The result was that gross margins slipped to 19.7% in the third quarter from 20.9% a year before, again largely due to competitive pricing for non-commodity products. In dollar terms, the gross margin subsided to $35.5 million from $39.4 million. Selling, general, and administrative expenses decreased by 3.4% to $47.6 million.
Adding $839,000 in asset impairments and $411,000 in facility closure costs and BFS' loss from operations deepened to $13.3 million from $9.9 million. A total of $6.9 million in interest expenses pushed the pre-tax loss from continuing operations to $20.2 million, and a $525,000 income tax benefit trimmed that loss to $19.7 million. BFS incussed an additional $795,000 in losses from discontinued operations, bringing its net loss to $20.5 million for the third quarter compared with $15.2 million for the July-September 2009 period.

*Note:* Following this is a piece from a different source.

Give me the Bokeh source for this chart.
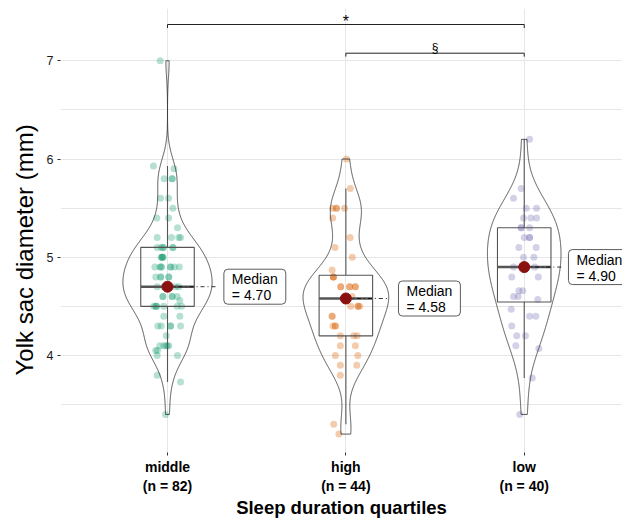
import numpy as np
from bokeh.plotting import figure
from bokeh.models import FixedTicker, Label, Title
from bokeh.embed import file_html
from bokeh.resources import INLINE
from bokeh.core.properties import value

# ---------------- data ----------------
categories = ["middle", "high", "low"]
group_colors = ["#1B9E77", "#D95F02", "#7570B3"]

middle_values = [7.00, 5.93, 5.90, 5.80, 5.80, 5.80, 5.60, 5.60, 5.50, 5.40, 5.40, 5.30,
                 5.20, 5.20, 5.20, 5.20, 5.10, 5.10, 5.10, 5.10, 5.10, 5.10,
                 5.00, 5.00, 5.00, 5.00, 5.00, 4.90, 4.90, 4.90, 4.90, 4.90, 4.90, 4.90, 4.90,
                 4.80, 4.80, 4.80, 4.80, 4.80, 4.70, 4.70, 4.70, 4.70, 4.70, 4.70, 4.70, 4.70, 4.70,
                 4.60, 4.60, 4.60, 4.60, 4.60, 4.56, 4.50, 4.50, 4.50, 4.50, 4.50, 4.50, 4.50,
                 4.40, 4.40, 4.30, 4.30, 4.30, 4.30, 4.30, 4.20, 4.10, 4.10, 4.10, 4.10, 4.10,
                 4.05, 4.05, 4.00, 4.00, 3.80, 3.73, 3.40]
middle_jitter = [-0.041, -0.079, 0.036, -0.019, 0.026, 0.026, -0.039, 0.006, 0.030, -0.060, 0.006, 0.056,
                 -0.058, 0.022, 0.063, 0.073, -0.058, -0.035, -0.024, 0.030, 0.030, -0.024,
                 -0.035, -0.026, -0.031, -0.031, -0.026, -0.071, -0.043, -0.035, 0.017, 0.038, 0.066, 0.017, -0.035,
                 -0.066, -0.038, 0.007, -0.038, 0.007, -0.058, -0.021, 0.045, 0.063, 0.000, -0.011, 0.000, 0.008, -0.006,
                 -0.026, 0.026, 0.054, 0.026, -0.026, 0.069, -0.067, -0.062, -0.077, -0.021, 0.054, 0.079, -0.062,
                 -0.021, 0.069, -0.054, -0.035, 0.017, 0.017, 0.073, -0.007, -0.007, 0.007, -0.043, -0.021, -0.002,
                 -0.066, -0.056, -0.058, 0.056, -0.058, 0.073, -0.011]

high_values = [6.00, 5.70, 5.50, 5.50, 5.50, 5.50, 5.40, 5.20, 5.10, 5.00, 4.87,
               4.80, 4.80, 4.80, 4.70, 4.70, 4.70, 4.70, 4.70, 4.70, 4.60, 4.60, 4.56,
               4.50, 4.50, 4.50, 4.50, 4.40, 4.40, 4.30, 4.30, 4.30, 4.20, 4.20, 4.20,
               4.10, 4.10, 4.00, 4.00, 3.90, 3.90, 3.80, 3.30, 3.20]
high_jitter = [0.004, 0.025, -0.074, -0.053, -0.007, -0.053, -0.074, 0.024, -0.061, 0.036, -0.077,
               -0.070, -0.070, -0.070, -0.029, 0.021, 0.053, 0.021, 0.053, -0.029, 0.035, 0.000, 0.005,
               0.027, 0.068, 0.077, 0.068, -0.077, -0.077, -0.072, -0.059, -0.059, -0.031, 0.044, 0.063,
               -0.031, 0.053, -0.059, 0.067, -0.031, 0.061, -0.031, -0.068, -0.039]

low_values = [6.20, 5.70, 5.60, 5.50, 5.50, 5.40, 5.40, 5.40, 5.30, 5.30, 5.30,
              5.20, 5.20, 5.20, 5.10, 5.10, 5.00, 5.00, 4.90, 4.90, 4.90, 4.90, 4.90,
              4.80, 4.80, 4.66, 4.66, 4.60, 4.60, 4.57, 4.47, 4.40, 4.40, 4.30,
              4.20, 4.20, 4.10, 4.07, 3.77, 3.40]
low_jitter = [0.030, -0.017, -0.060, 0.011, 0.069, -0.004, 0.037, 0.069, -0.017, -0.017, 0.030,
              0.000, 0.030, 0.030, -0.030, 0.067, -0.004, 0.054, -0.060, 0.059, 0.000, 0.006, -0.005,
              -0.070, 0.079, -0.030, -0.008, -0.060, -0.034, 0.076, -0.073, 0.030, 0.065, -0.070,
              -0.042, 0.007, -0.047, 0.082, 0.045, -0.025]

group_values = [middle_values, high_values, low_values]
group_jitter = [middle_jitter, high_jitter, low_jitter]

# significance comparisons (pairs of categories, label)
sig_pairs = [("middle", "low"), ("high", "low")]
sig_labels = ["*", "\u00a7"]

y_tick_values = [4, 5, 6, 7]
y_minor_values = [3.5, 4.5, 5.5, 6.5]

x_title = "Sleep duration quartiles"
y_title = "Yolk sac diameter (mm)"

FONT = "Liberation Sans"

# ---------------- statistics ----------------
def tukey_stats(vals):
    v = np.sort(np.asarray(vals, dtype=float))
    q1, med, q3 = np.quantile(v, [0.25, 0.5, 0.75])
    iqr = q3 - q1
    lo = v[v >= q1 - 1.5 * iqr - 1e-9].min()
    hi = v[v <= q3 + 1.5 * iqr + 1e-9].max()
    return q1, med, q3, lo, hi


def kde(vals, n_grid=512):
    v = np.asarray(vals, dtype=float)
    n = len(v)
    sd = v.std(ddof=1)
    iqr = np.subtract(*np.quantile(v, [0.75, 0.25]))
    bw = 0.9 * min(sd, iqr / 1.34) * n ** -0.2
    grid = np.linspace(v.min(), v.max(), n_grid)
    dens = np.exp(-0.5 * ((grid[:, None] - v[None, :]) / bw) ** 2).sum(axis=1) / (n * bw * np.sqrt(2 * np.pi))
    return grid, dens


centers = {c: i + 1 for i, c in enumerate(categories)}

# ---------------- figure ----------------
p = figure(width=622, height=520, x_range=(0.4, 3.551), y_range=(3.0125, 7.532),
           output_backend="svg", toolbar_location=None,
           min_border_left=60, min_border_right=0, min_border_top=8, min_border_bottom=68)
p.outline_line_color = None
p.background_fill_color = "white"
p.border_fill_color = "white"

# axes
p.xaxis.ticker = FixedTicker(ticks=[1, 2, 3])
p.xaxis.major_label_overrides = {i + 1: f"{c}\n(n = {len(v)})" for i, (c, v) in enumerate(zip(categories, group_values))}
p.xaxis.major_label_text_font = FONT
p.xaxis.major_label_text_font_style = "bold"
p.xaxis.major_label_text_font_size = "14px"
p.xaxis.major_label_text_color = "black"
p.xaxis.major_label_text_line_height = 1.2
p.xaxis.major_label_standoff = 3
p.xaxis.axis_line_color = None
p.xaxis.major_tick_in = 0
p.xaxis.major_tick_out = 3
p.xaxis.major_tick_line_color = "#333333"
p.xaxis.minor_tick_line_color = None
p.xaxis.axis_label = x_title
p.xaxis.axis_label_text_font = FONT
p.xaxis.axis_label_text_font_style = "bold"
p.xaxis.axis_label_text_font_size = "18.5px"
p.xaxis.axis_label_text_color = "black"
p.xaxis.axis_label_text_line_height = 1.0
p.xaxis.axis_label_standoff = 0

p.yaxis.ticker = FixedTicker(ticks=y_tick_values, minor_ticks=y_minor_values)
p.yaxis.major_label_text_font = FONT
p.yaxis.major_label_text_font_size = "12.5px"
p.yaxis.major_label_text_color = "#1A1A1A"
p.yaxis.major_label_standoff = 3
p.yaxis.axis_line_color = None
p.yaxis.major_tick_in = 0
p.yaxis.major_tick_out = 3
p.yaxis.major_tick_line_color = "#333333"
p.yaxis.minor_tick_line_color = None

ytitle = Title(text=y_title, align="left", offset=77,
               text_font=FONT, text_font_size="24px", text_font_style="normal",
               text_color="black", standoff=11)
p.add_layout(ytitle, "left")

# grid
grid_color = "#E6E6E6"
p.xgrid.grid_line_color = grid_color
p.ygrid.grid_line_color = grid_color
p.ygrid.minor_grid_line_color = grid_color

# ---------------- marks ----------------
densities = [kde(v) for v in group_values]
dmax = max(d.max() for _, d in densities)
violin_half = 0.25
box_half = 0.15

label_dx = [0.316, 0.295, 0.248]
leader_dx = [0.279, 0.239, 0.222]

for i, (cat, vals, jit, col) in enumerate(zip(categories, group_values, group_jitter, group_colors)):
    c = centers[cat]
    # jittered points
    p.scatter(x=[c + j for j in jit], y=vals, size=7, fill_color=col, fill_alpha=0.32, line_color=None)
    # box
    q1, med, q3, lo, hi = tukey_stats(vals)
    p.quad(left=[c - box_half], right=[c + box_half], bottom=[q1], top=[q3],
           fill_color=None, line_color="#555555", line_width=1.1)
    p.segment(x0=[c, c], y0=[lo, q3], x1=[c, c], y1=[q1, hi], line_color="#555555", line_width=1.1)
    p.segment(x0=[c - box_half], y0=[med], x1=[c + box_half], y1=[med], line_color="#555555", line_width=2.4)
    # violin
    grid, dens = densities[i]
    hw = violin_half * dens / dmax
    xs = np.concatenate([c + hw, (c - hw)[::-1]])
    ys = np.concatenate([grid, grid[::-1]])
    p.patch(xs, ys, fill_color=None, line_color="#222222", line_width=0.75)

for i, (cat, vals) in enumerate(zip(categories, group_values)):
    c = centers[cat]
    q1, med, q3, lo, hi = tukey_stats(vals)
    p.segment(x0=[c], y0=[med], x1=[c + leader_dx[i]], y1=[med],
              line_color="black", line_width=0.8, line_dash="4 3 1 3")
    p.scatter(x=[c], y=[med], size=11, fill_color="#8B1010", line_color="#8B1010")
    lab = Label(x=c + label_dx[i], y=med, text=f"Median\n= {med:.2f}",
                text_font=FONT, text_font_size="14px", text_color="black",
                text_align="left", text_baseline="middle", text_line_height=1.0,
                background_fill_color="white", border_line_color="#333333", border_line_width=0.8,
                border_radius=4, padding=dict(left=8, right=8, top=2, bottom=1))
    p.add_layout(lab)

# significance brackets
bracket_y = [7.369, 7.077]
text_y = [7.395, 7.129]
text_size = ["16px", "12px"]
for (a, b), lab, by, ty, ts in zip(sig_pairs, sig_labels, bracket_y, text_y, text_size):
    xa, xb = centers[a], centers[b]
    p.line(x=[xa, xa, xb, xb], y=[by - 0.035, by, by, by - 0.035], line_color="#222222", line_width=1)
    p.text(x=[(xa + xb) / 2], y=[ty], text=[lab], text_font=value(FONT), text_font_size=ts,
           text_align="center", text_baseline="alphabetic", text_color="black")

open("out.html", "w").write(file_html(p, INLINE))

BFS prefers to measure itself by adjusted EBITDA, which it defines as net income or loss before depreciation and amortization, interest expense, income taxes, (gain) loss on sale of assets, (income) loss from discontinued operations, and other non-cash or non-recurring items including asset impairments, facility closure costs, severance, recapitalization costs, expensed acquisition costs, and stock compensation expense. By that measure, BFS' adjusted EBITDA deepened to a negative $8.3 million from a negative $4.8 million.
The third quarter also marked the temporarily idling of two manufacturing facilities in Maryland and two more in Florida plus two distribution centers in South Carolina, all to reduce operating expenses and excess capacity. BFS now counts 54 distribution centers and 47 manufacturing facilities, most of which are co-located with the distribution facilities. BFS ranked 10th on the latest ProSales 100 Mergers higher up the chart have moved it to ninth place. (See updated list.)
Lumber and lumber sheet goods accounted for 27.7% of all sales in the quarter, or $50.1 million, while windows and doors accounted for 22.7% of sales, or $40.9 million. Prefabricated components figured in another 20.1% of sales, or $36.3 million, millwork provided 10.9% or $19.6 million, and other building products and services accounted for the final 18.6% of sales, or $33.5 million.